I then ported fprint_demo to use the new asynchronous API, which is working well. Another big plus of an asynchronous model is the opportunity to implement cancellation. fprint_demo now has a working “cancel” button which cancels any ongoing fingerprint scan request.
Exposing fprint over D-Bus
Next task on the table was to work towards handling the complicated scenario of when multiple users and/or applications want to be fingerprint scanning simultaneously. Some kind of central entity is needed to coordinate access.
Enter fprintd, my initial step in this direction. fprintd is a D-Bus daemon which exposes fprint functionality over the D-Bus message bus. There are no fprintd users yet, but this will be the approach we take for desktop integration in future.
Assessed project demo
As I mentioned previously, fprint is actually my final year university project and after reaching the stages described above it was time for an assessed demonstration of my project.

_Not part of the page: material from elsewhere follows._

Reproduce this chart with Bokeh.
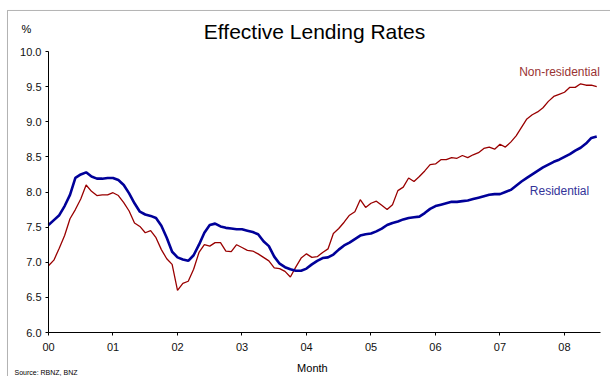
from bokeh.plotting import figure
from bokeh.models import (Range1d, FixedTicker, Label, BoxAnnotation, ColumnDataSource,
                          NumeralTickFormatter)
from bokeh.embed import file_html
from bokeh.resources import INLINE

years = ["00", "01", "02", "03", "04", "05", "06", "07", "08"]

residential = [
    7.53, 7.60, 7.67, 7.80, 7.96, 8.20, 8.25, 8.28, 8.22, 8.19, 8.19, 8.20,
    8.20, 8.17, 8.10, 7.98, 7.84, 7.72, 7.68, 7.66, 7.63, 7.52, 7.35, 7.15,
    7.07, 7.04, 7.02, 7.10, 7.25, 7.42, 7.53, 7.55, 7.51, 7.49, 7.48, 7.47,
    7.47, 7.45, 7.43, 7.40, 7.30, 7.23, 7.08, 6.98, 6.93, 6.90, 6.88, 6.88,
    6.91, 6.97, 7.02, 7.06, 7.07, 7.11, 7.18, 7.24, 7.28, 7.33, 7.38, 7.40,
    7.41, 7.44, 7.48, 7.53, 7.56, 7.58, 7.61, 7.63, 7.64, 7.65, 7.70, 7.76,
    7.80, 7.82, 7.84, 7.86, 7.86, 7.87, 7.88, 7.90, 7.92, 7.94, 7.96, 7.97,
    7.97, 8.00, 8.03, 8.09, 8.15, 8.20, 8.25, 8.30, 8.35, 8.39, 8.43, 8.46,
    8.50, 8.54, 8.59, 8.63, 8.69, 8.77, 8.79,
]

non_residential = [
    6.95, 7.03, 7.20, 7.38, 7.62, 7.75, 7.90, 8.10, 8.01, 7.95, 7.96, 7.96,
    7.99, 7.95, 7.85, 7.73, 7.56, 7.51, 7.42, 7.45, 7.35, 7.18, 7.05, 6.97,
    6.60, 6.70, 6.73, 6.90, 7.14, 7.25, 7.23, 7.28, 7.28, 7.16, 7.15, 7.25,
    7.21, 7.17, 7.16, 7.12, 7.07, 7.02, 6.92, 6.91, 6.87, 6.79, 6.93, 7.06,
    7.12, 7.07, 7.08, 7.14, 7.19, 7.41, 7.48, 7.57, 7.67, 7.72, 7.89, 7.78,
    7.84, 7.87, 7.81, 7.75, 7.82, 8.02, 8.07, 8.20, 8.15, 8.22, 8.30, 8.39,
    8.40, 8.46, 8.46, 8.49, 8.48, 8.52, 8.49, 8.53, 8.56, 8.62, 8.64, 8.61,
    8.68, 8.64, 8.71, 8.80, 8.92, 9.04, 9.10, 9.14, 9.20, 9.29, 9.36, 9.39,
    9.42, 9.49, 9.49, 9.54, 9.52, 9.52, 9.50,
]

months = list(range(len(residential)))
src = ColumnDataSource(dict(m=months, res=residential, nonres=non_residential))

FONT = "Liberation Sans"

# Frame covers the whole canvas; axes are pinned at x=0 / y=6 so that
# the text around the chart is not clipped.
p = figure(width=610, height=376, output_backend="svg", toolbar_location=None,
           x_range=Range1d(-8.93, 104.56), y_range=Range1d(5.374, 10.726),
           min_border_left=0, min_border_right=0, min_border_top=0, min_border_bottom=0)
p.outline_line_color = None
p.grid.visible = False
p.background_fill_color = "white"
p.border_fill_color = "white"

p.xaxis.fixed_location = 6.0
p.yaxis.fixed_location = 0
p.xaxis.bounds = (0, 102.7)
p.yaxis.bounds = (6.0, 10.0)

p.xaxis.ticker = FixedTicker(ticks=[12 * i for i in range(len(years))])
p.xaxis.major_label_overrides = {12 * i: y for i, y in enumerate(years)}
p.yaxis.ticker = FixedTicker(ticks=[6.0, 6.5, 7.0, 7.5, 8.0, 8.5, 9.0, 9.5, 10.0])
p.yaxis.formatter = NumeralTickFormatter(format="0.0")
for ax in (p.xaxis, p.yaxis):
    ax.minor_tick_line_color = None
    ax.major_tick_in = 0
    ax.major_tick_out = 3
    ax.axis_line_color = "black"
    ax.major_tick_line_color = "black"
    ax.major_label_text_font = FONT
    ax.major_label_text_font_size = "11px"
    ax.major_label_text_color = "#111111"
p.xaxis.major_label_standoff = 7
p.yaxis.major_label_standoff = 4

p.line("m", "nonres", source=src, line_color="#990000", line_width=1.3)
p.line("m", "res", source=src, line_color="#000099", line_width=2.6)

def lbl(x, y, text, size, color="black", align="center"):
    p.add_layout(Label(x=x, y=y, text=text, text_font=FONT, text_font_size=size,
                       text_color=color, text_align=align, text_baseline="middle"))

lbl(49.5, 10.285, "Effective Lending Rates", "21px")
lbl(-4.1, 10.327, "%", "11px")
lbl(49.1, 5.49, "Month", "11px")
lbl(-6.33, 5.43, "Source: RBNZ, BNZ", "7px", align="left")
lbl(95.07, 9.715, "Non-residential", "12px", color="#993333")
lbl(95.07, 8.021, "Residential", "12px", color="#333399")

p.add_layout(BoxAnnotation(left=-7.63, right=110, top=10.584, bottom=5.0,
                           fill_alpha=0, line_color="black", line_width=1))

open("out.html", "w").write(file_html(p, INLINE))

The demonstration went extremely well, and I was impressed with the marker who asked exactly the same kinds of questions that I would have done in that situation – which of course I knew the answers to. He also understood the asynchronous issues perfectly despite me not explaining them in detail due to time constraints.
The above development work was all a little rushed in order to have things to show in time for the project demonstration. Now that the demo is over, I am left with an incomplete libusb-1.0 implementation, an unstable libfprint asynchronous API, a new fprint_demo version relying on the unstable API, and an unstable/incomplete D-Bus daemon. All of these are not released (but code is available from public development repositories) so I have some work to do!
I am going to focus now on stabilising from the ground up, starting with the most low-level component – libusb. I’m working through the TODO list and hope to have an alpha or beta release ready within the next few weeks.